Parlavi di desideri, ma di che tipo?

«Ci sono 2 tipi di desideri: l’1 per cento sono immediati, egoistici; mentre

il 99 per cento sono a lungo termine, orientati agli altri, di natura creativa. Ciò che bisogna considerare è l’intenzione, che ci rende consapevoli del nostro scopo e del compito di vita. Ognuno di noi ha un “Tikkun”, che è il proprio disegno dell’anima. Niente è a caso. Esiste un destino, ma c’è un certo margine di manovra grazie al libero arbitrio. Ci sono leggi a cui tutti indistintamente siamo sottomessi, come la gravità, per esempio. Nelle piccole cose quotidiane possiamo invece produrre dei cambiamenti, imparando a sentire le due voci dentro di noi e a distinguerle. Vi farò una rivelazione: ho capito qual è il mio Tikkun (o correzione) che sono venuta a fare in questa vita: è di dare più importanza alle persone vicine a me, dato che sono più portata ad occuparmi del prossimo per cambiare il mondo».

Ho imparato a spegnere il chiasso dentro di me e a distinguere fra le richieste esterne e le mie vere esigenze e desideri per cercare di stare meglio con me stessa.

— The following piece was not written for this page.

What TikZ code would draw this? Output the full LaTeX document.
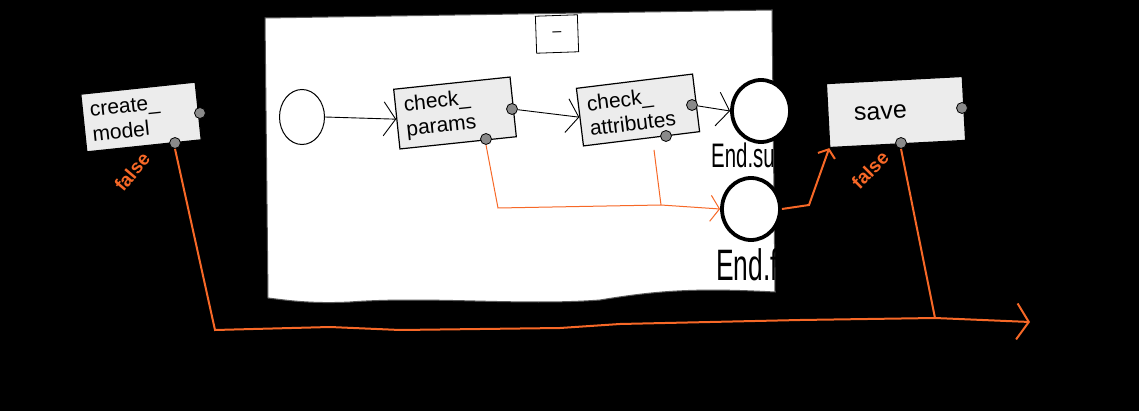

«Le sfide che ti accadono hanno una trama perfetta, che però non riesci a distinguere da vicino. Il Grande Disegno va visto dall’alto, con una prospettiva più ampia. Noi scappiamo dal conflitto. La nostra ragione ha una logica limitata. Il risultato finale dipende dal seme che pianti. Tutto è un esercizio di consapevolezza. La nostra anima sceglie il percorso di vita in vita. Fino a 12-13 anni si ha a che fare con la vita passata. Dai 21 si è sottoposti alla legge di causa ed effetto». 

Come si fa a insegnare a un bambino a distinguere le due voci interiori? 

«I bambini sono molto più connessi di noi alla loro vera natura, non hanno sovrastrutture e riescono a distinguerle con più facilità. Nelle classi di Kabbalah per bambini si usa un pupazzo col cuore disegnato sul petto e uno senza e chiediamo loro di farli interagire. È sorprendente quanto siano capaci».  

Sarebbe bello che nelle scuole si insegnasse ai bambini a comprendere se stessi e il proprio comportamento. Spesso si sentono in difficoltà senza comprendere perché. Esplorando le emozioni e imparando a gestirle, i piccoli imparerebbero a liberarsi facilmente dai condizionamenti per esprimersi in modo autentico. Utilizzare l’intelligenza del cuore sarebbe il primo passo per creare una società più sana e felice.